(Problem details):
Pick out each line with the word "this" from the material that follows.

* start *

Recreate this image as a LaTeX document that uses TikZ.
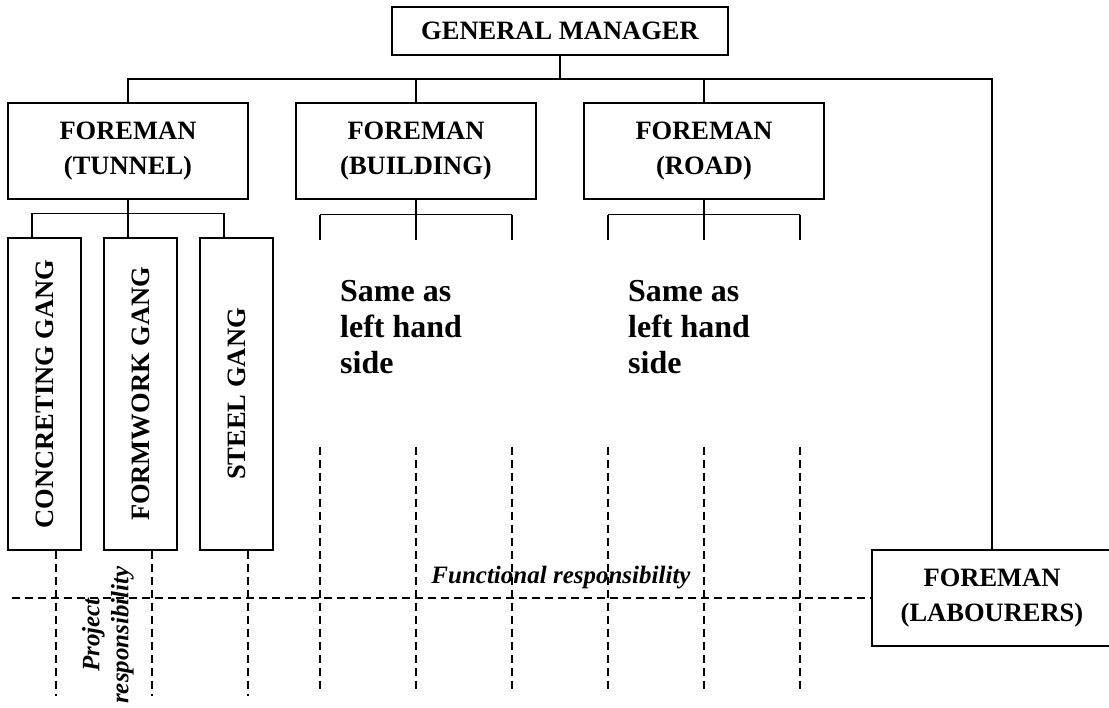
\documentclass[tikz,border=0pt]{standalone}
\usepackage{fontspec}
\setmainfont{Liberation Serif}
\usepackage{graphicx}
\usetikzlibrary{calc}
\begin{document}
\begin{tikzpicture}[x=1pt,y=-1pt,
  box/.style={draw,line width=1.4pt,font=\bfseries\fontsize{26.5}{35}\selectfont,align=center,inner sep=0pt,minimum width=240pt,minimum height=96pt},
  gangbox/.style={box,minimum width=73pt,minimum height=312pt},
  link/.style={line width=1.4pt},
  dotline/.style={line width=1.2pt,dash pattern=on 8pt off 5pt},
  note/.style={font=\bfseries\fontsize{32}{36}\selectfont,align=left,anchor=north west,inner sep=0pt},
  resp/.style={font=\bfseries\itshape\fontsize{25}{29}\selectfont,align=center,inner sep=0pt}]
  \useasboundingbox (0,0) rectangle (1109,708);
  \node[box,minimum width=336pt,minimum height=48pt] (gm) at (560,31) {GENERAL MANAGER};
  \node[box] (tun) at (128,151) {FOREMAN\\(TUNNEL)};
  \node[box] (bld) at (416,151) {FOREMAN\\(BUILDING)};
  \node[box] (road) at (704,151) {FOREMAN\\(ROAD)};
  \node[box] (lab) at (992,598) {FOREMAN\\(LABOURERS)};
  \node[gangbox] (cg) at (44.5,394) {\rotatebox{90}{CONCRETING GANG}};
  \node[gangbox] (fg) at (140.5,394) {\rotatebox{90}{FORMWORK GANG}};
  \node[gangbox] (sg) at (236.5,394) {\rotatebox{90}{STEEL GANG}};
  \node[note] (sb) at (340,280) {Same as\\left hand\\side};
  \node[note] (sr) at (628,280) {Same as\\left hand\\side};
  \node[resp,anchor=base] (fr) at (561,583) {Functional responsibility};
  \node[resp,rotate=90] (pr) at (108,635) {Project\\responsibility};
  \coordinate (bus) at (0,79);
  \coordinate (fl) at (12,598);
  \draw[link] (gm.south) -- (gm.south |- bus);
  \draw[link] (tun.north) |- (lab.north |- bus) -- (lab.north);
  \draw[link] (bld.north) -- (bld.north |- bus);
  \draw[link] (road.north) -- (road.north |- bus);
  \draw[link] (tun.south) -- ++(0,15);
  \draw[link] ($(cg.north)+(-12.5,-24)$) -- ($(sg.north)+(-12.5,-24)$);
  \foreach \g in {cg,fg,sg}{
    \draw[link] ($(\g.north)+(-12.5,-24)$) -- ($(\g.north)+(-12.5,0)$);
    \draw[dotline] ($(\g.south)+(11.5,0)$) -- ++(0,145);
  }
  \foreach \f in {bld,road}{
    \draw[link] (\f.south) -- ++(0,15);
    \draw[link] ($(\f.south)+(-96,15)$) -- ++(192,0);
    \foreach \dx in {-96,0,96}{
      \draw[link] ($(\f.south)+(\dx,15)$) -- ++(0,25);
      \draw[dotline] ($(\f.south)+(\dx,247)$) -- ++(0,242);
    }
  }
  \draw[dotline] (fl) -- (lab.west);
\end{tikzpicture}
\end{document}
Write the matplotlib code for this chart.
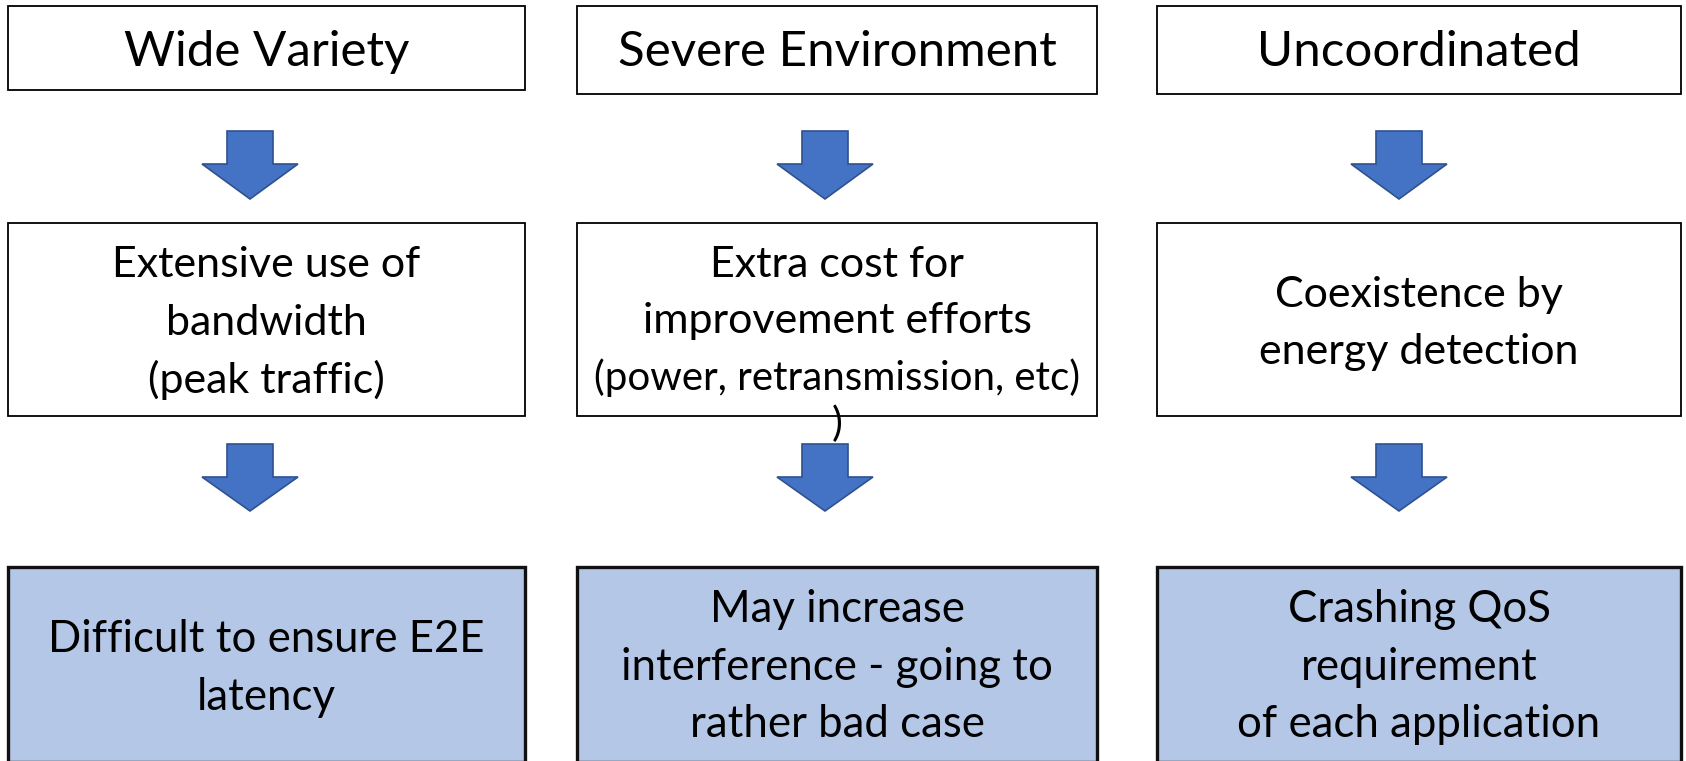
import matplotlib.pyplot as plt
from matplotlib.patches import Polygon, Rectangle

plt.rcParams["font.family"] = ["Lato", "DejaVu Sans"]

# column texts, one list per row
causes = ["Wide Variety", "Severe Environment", "Uncoordinated"]
effects = [
    ["Extensive use of", "bandwidth", "(peak traffic)"],
    ["Extra cost for", "improvement efforts", "(power, retransmission, etc)"],
    ["Coexistence by", "energy detection"],
]
results = [
    ["Difficult to ensure E2E", "latency"],
    ["May increase", "interference - going to", "rather bad case"],
    ["Crashing QoS", "requirement", "of each application"],
]

# layout in pixel units of the 1686x761 canvas (y downwards)
W, H = 1686, 761
col_left = [8, 577, 1157]
col_right = [525, 1097, 1681]
top_y = [(6, 90), (6, 94), (6, 94)]
mid_y = (223, 416)
bot_y = (567, 762)
arrow_cx = [250, 825, 1399]
arrow_rows = [(131, 164, 199), (444, 477, 511)]

top_base = [66, 66, 66]
mid_base = [[277, 335, 393], [277, 333, 390], [307, 364]]
bot_base = [[652, 710], [622, 680, 737], [622, 680, 737]]

fig = plt.figure(figsize=(W / 100, H / 100), dpi=100)
ax = fig.add_axes([0, 0, 1, 1])
ax.set_xlim(0, W)
ax.set_ylim(H, 0)
ax.axis("off")

def box(x0, x1, y0, y1, face, edge, lw):
    ax.add_patch(Rectangle((x0, y0), x1 - x0, y1 - y0, facecolor=face,
                           edgecolor=edge, linewidth=lw, zorder=1))

def down_arrow(cx, top, wing, tip):
    sw, hw = 23, 48
    pts = [(cx - sw, top), (cx + sw, top), (cx + sw, wing), (cx + hw, wing),
           (cx, tip), (cx - hw, wing), (cx - sw, wing)]
    ax.add_patch(Polygon(pts, closed=True, facecolor="#4472C4",
                         edgecolor="#2F528F", linewidth=1.2, zorder=2))

for i in range(3):
    x0, x1 = col_left[i], col_right[i]
    cx = (x0 + x1) / 2
    box(x0, x1, *top_y[i], "white", "black", 1.3)
    ax.text(cx, top_base[i], causes[i], ha="center", va="baseline", fontsize=35.5)

    box(x0, x1, *mid_y, "white", "black", 1.3)
    for line, yb in zip(effects[i], mid_base[i]):
        # the bracketed note is set a little smaller
        size = 29 if line.startswith("(power") else 31
        ax.text(cx, yb, line, ha="center", va="baseline", fontsize=size)

    box(x0, x1, *bot_y, "#B4C7E7", "#111111", 2.4)
    for line, yb in zip(results[i], bot_base[i]):
        ax.text(cx, yb, line, ha="center", va="baseline", fontsize=31.5)

    for top, wing, tip in arrow_rows:
        down_arrow(arrow_cx[i], top, wing, tip)

# wrapped leftover of the long line in the middle box
ax.text(837, 436, ")", ha="center", va="baseline", fontsize=29)

fig.savefig("out.png", dpi=100)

* end *

(Solution to the problem):
Recreate this image as a LaTeX document that uses TikZ.
Write the matplotlib code for this chart.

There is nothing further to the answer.